By Cristin Ross
Athens Review Online
If you’ve driven under the bridges of Loop 7 in Athens on any given morning lately, you may have noticed flurries of winged activity along the sides of those bridges.
That would be your typical cliff swallow, making the most of a morning meal — mostly likely mosquitoes.
Like its close relative the Barn Swallow (Hirundo rustica), the cliff swallow (Petrochelidon pyrrhonota) has benefited from the proliferation of manmade nesting sites, reports the Cornell Laboratory of Ornithology. Once restricted to nesting on the cliff faces of the west, cliff swallows, which eat only insects, now most often nest under bridges, culverts, and under the eaves of buildings.
“These birds are fairly common in East Texas,” said Texas Parks and Wildlife biologist David Sierra. “I think highway bridges are the equivalent of blue bird nest boxes for a cliff swallow, and the greater numbers of these bridges and other structures they can use are helping their populations grow. That’s good for us, since they eat a huge amount of those flying insects that tend to bug us.
“They are very agile flyers, so they seem able to adapt to traffic well, so traffic under a bridge poses a minimal threat to them.”

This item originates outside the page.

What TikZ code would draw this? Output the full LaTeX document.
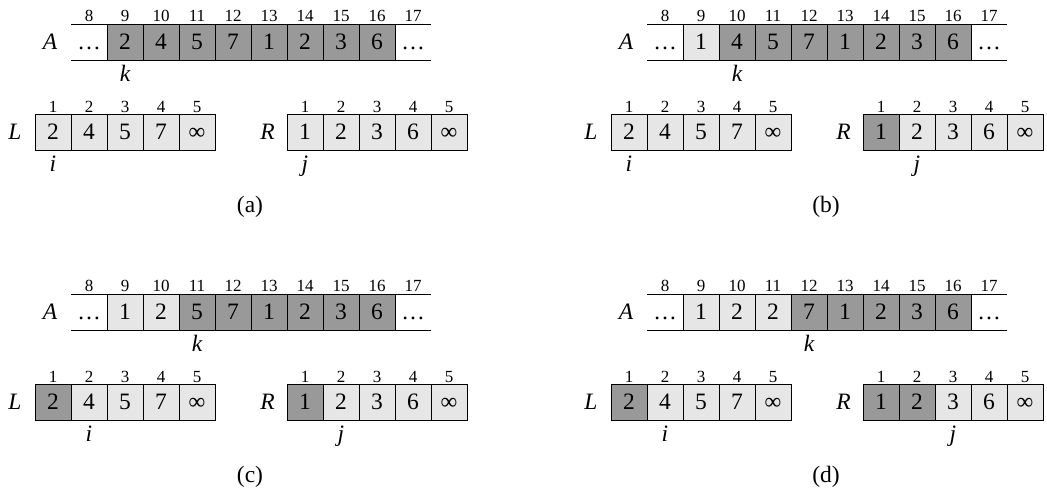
\documentclass[tikz,border=0pt]{standalone}
\usepackage{fontspec}
\setmainfont{Liberation Serif}
\definecolor{dk}{RGB}{153,153,153}
\definecolor{lt}{RGB}{230,230,230}
\tikzset{
 cell/.style={draw=black, line width=1pt, minimum width=36pt, minimum height=36pt,
   inner sep=0pt, outer sep=0pt, text height=14.8pt, text depth=0pt,
   font=\fontsize{23.5}{26}\selectfont},
 endcell/.style={cell, draw=none},
 idx/.style={anchor=base, inner sep=0pt, font=\fontsize{17}{19}\selectfont},
 ptr/.style={anchor=base, inner sep=0pt, font=\fontsize{23.5}{26}\selectfont\itshape},
 arrname/.style={ptr},
 captext/.style={inner sep=0pt, font=\fontsize{23.5}{26}\selectfont},
 rule/.style={line width=1pt}
}
\newcommand\mergepanel[6]{%
 \begin{scope}[shift={#2}]
  \node[endcell] (#1-A8) at (89,-42.4) {\ldots};
  \node[endcell] (#1-A17) at (413,-42.4) {\ldots};
  \draw[rule] (#1-A8.north west) -- (#1-A17.north east);
  \draw[rule] (#1-A8.south west) -- (#1-A17.south east);
  \foreach \n/\v/\f in {#3}
    \node[cell, fill=\f] (#1-A\n) at ({36*\n-199},-42.4) {\v};
  \foreach \n in {8,...,17}
    \node[idx] (#1-iA\n) at ({36*\n-199},-21.5) {\n};
  \foreach \m/\v/\f in {#4}
    \node[cell, fill=\f] (#1-L\m) at ({36*\m+17},-132.5) {\v};
  \foreach \m/\v/\f in {#5}
    \node[cell, fill=\f] (#1-R\m) at ({36*\m+269},-132.5) {\v};
  \foreach \m in {1,...,5} {
    \node[idx] (#1-iL\m) at ({36*\m+17},-112.3) {\m};
    \node[idx] (#1-iR\m) at ({36*\m+269},-112.3) {\m};
  }
  \node[arrname] (#1-An) at (50,-49.5) {A};
  \node[arrname] (#1-Ln) at (15,-139.8) {L};
  \node[arrname] (#1-Rn) at (267.5,-139.8) {R};
  \foreach \kk/\ii/\jj/\lab in {#6} {
    \node[ptr] (#1-k) at ({36*\kk-199},-81) {k};
    \node[ptr] (#1-i) at ({36*\ii+17},-171) {i};
    \node[ptr] (#1-j) at ({36*\jj+269},-171) {j};
    \node[captext] (#1-cap) at (250,-207) {(\lab)};
  }
 \end{scope}}
\begin{document}
\begin{tikzpicture}[x=1pt,y=1pt]
\useasboundingbox (0,0) rectangle (1047,-490);
\mergepanel{pa}{(0,0)}
 {9/2/dk,10/4/dk,11/5/dk,12/7/dk,13/1/dk,14/2/dk,15/3/dk,16/6/dk}
 {1/2/lt,2/4/lt,3/5/lt,4/7/lt,5/∞/lt}
 {1/1/lt,2/2/lt,3/3/lt,4/6/lt,5/∞/lt}
 {9/1/1/a}
\mergepanel{pb}{(576,0)}
 {9/1/lt,10/4/dk,11/5/dk,12/7/dk,13/1/dk,14/2/dk,15/3/dk,16/6/dk}
 {1/2/lt,2/4/lt,3/5/lt,4/7/lt,5/∞/lt}
 {1/1/dk,2/2/lt,3/3/lt,4/6/lt,5/∞/lt}
 {10/1/2/b}
\mergepanel{pc}{(0,-270)}
 {9/1/lt,10/2/lt,11/5/dk,12/7/dk,13/1/dk,14/2/dk,15/3/dk,16/6/dk}
 {1/2/dk,2/4/lt,3/5/lt,4/7/lt,5/∞/lt}
 {1/1/dk,2/2/lt,3/3/lt,4/6/lt,5/∞/lt}
 {11/2/2/c}
\mergepanel{pd}{(576,-270)}
 {9/1/lt,10/2/lt,11/2/lt,12/7/dk,13/1/dk,14/2/dk,15/3/dk,16/6/dk}
 {1/2/dk,2/4/lt,3/5/lt,4/7/lt,5/∞/lt}
 {1/1/dk,2/2/dk,3/3/lt,4/6/lt,5/∞/lt}
 {12/2/3/d}
\end{tikzpicture}
\end{document}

According to the Cornell Web site, www.birds.cornell.edu, the bird was first noted breeding in New York in 1817 and became widespread by the beginning of the 20th century. Declines followed the introduction and spread of the House Sparrow, a species that may dispossess cliff swallows by taking their nests and destroying any eggs already laid. The modern practice of painting wooden barns and of using metal or other smooth materials has also apparently inhibited cliff swallow nesting, but the use of bridge and dam sites for their nests seems to be increasing.
“It takes a long time to build a nest,” Sierra said. “And most nesting pairs will come back to a nest year after year, so don’t knock them down, thinking they aren’t of any use anymore.”
Cliff swallows build gourd-shaped nests out of mud pellets that they carry in their mouths to a nest site protected by an overhang. The typical nest contains approximately 1,000 mud pellets when finished, and is lined with grasses and feathers.
“Their spit is kind of sticky and that helps to form the pellets and adhere them to the rest of the nest and to the side of the bridge,” Sierra said.
Usually a nest is grayish in color, but the nests of those birds in Athens are the distinctive red-orange color indicative of East Texas red clay.
Nests, begun as a shelf adhered to a vertical surface, are located in colonies averaging a few hundred nests and ranging up to two or three thousand in the west.
A colony serves as an “information center” for feeding birds, as unsuccessful foragers may follow successful birds to food sources. Both sexes share in incubating and feeding chicks.
The species is migratory and spends the winter in more tropical climates, including South America.
Cliff swallows have glossy blue-black backs streaked with white and a cinnamon rump. The wings and square tail are brownish black. Underparts are white with the upper breast sides and flanks pale gray brown. The throat and sides of the head are chestnut. Below the throat is a patch of black at the top of the breast. The forehead is white to pale brown. Both sexes look alike.
In the United States, all swallows are classified as migratory insectivorous birds under the Migratory Bird Treaty Act of 1918, as found at the Web site www.ces.ncsu.edu. Swallows are also protected by state regulations. It is illegal for any person to take, possess, transport, sell, or purchase swallows or their parts, such as feathers, nests, or eggs, without a permit. As a result, certain activities affecting swallows are subject to legal restrictions.